Hyundai Motor Aims to Boost U.S. Sales Gains With New Turbo, Hybrid Sonata

Hyundai Motor Co., headed for record U.S. sales, said new turbo-charged and hybrid-electric versions of the Sonata midsize sedan may help boost deliveries of the model to at least 200,000 as early as next year.

South Korea’s largest automaker may sell about 190,000 Sonatas in the U.S. this year, said John Krafcik, chief executive officer of Seoul-based Hyundai’s U.S. unit. That’s 58 percent more than last year and 27 percent more than its previous record.

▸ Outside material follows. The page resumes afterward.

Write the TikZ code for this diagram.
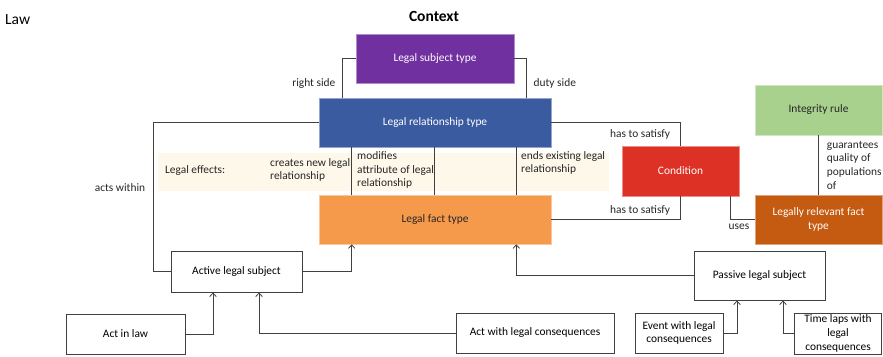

Capacity constraints make it tough to expand much beyond 200,000 units, Krafcik said.

“If we had more capacity, I’d be comfortable in saying the Turbo is going to generate remarkable” incremental sales, he said in an interview yesterday in La Jolla, California. The Montgomery, Alabama, plant that makes the car begins building Elantra compacts late this year, moderating production of the Sonata.

Hyundai’s push to overhaul model designs, boost quality and maintain 10-year/100,000 mile warranties on U.S. models, which typically sell for less than rivals Toyota Motor Corp. and Honda Motor Co.’s vehicles, has fueled a 19.8 percent expansion this year through September. U.S. deliveries should top 500,000 this year and grow further in 2011 with the added Sonata models, Equus luxury car and revamped Elantra, Krafcik said.

Hyundai was unchanged in Seoul trading as of 12:02 p.m. The stock has gained 33 percent in 2010.

274-Horsepower Sonata

The 2.0-liter, 274-horsepower Sonata Turbo sedan, which began shipping to U.S. dealers this week, has a base price of $24,145, or about $1,500 more than the 2.4-liter engine Sonatas already on sale.

“This is extending Sonata into a little bit richer segment, so there will be a little bit more profit for the Turbo,” Krafcik said, without elaborating.

The hybrid Sonata, which will be built in South Korea, arrives in “late November or early December,” and has “a bit more of a premium” price than the Turbo grade, Krafcik said. He declined to give a volume goal for the car, which uses a lithium-polymer battery pack rather than the nickel-metal hydride type used in Toyota and Honda hybrids.

Hyundai’s U.S. operations are based in Fountain Valley, California.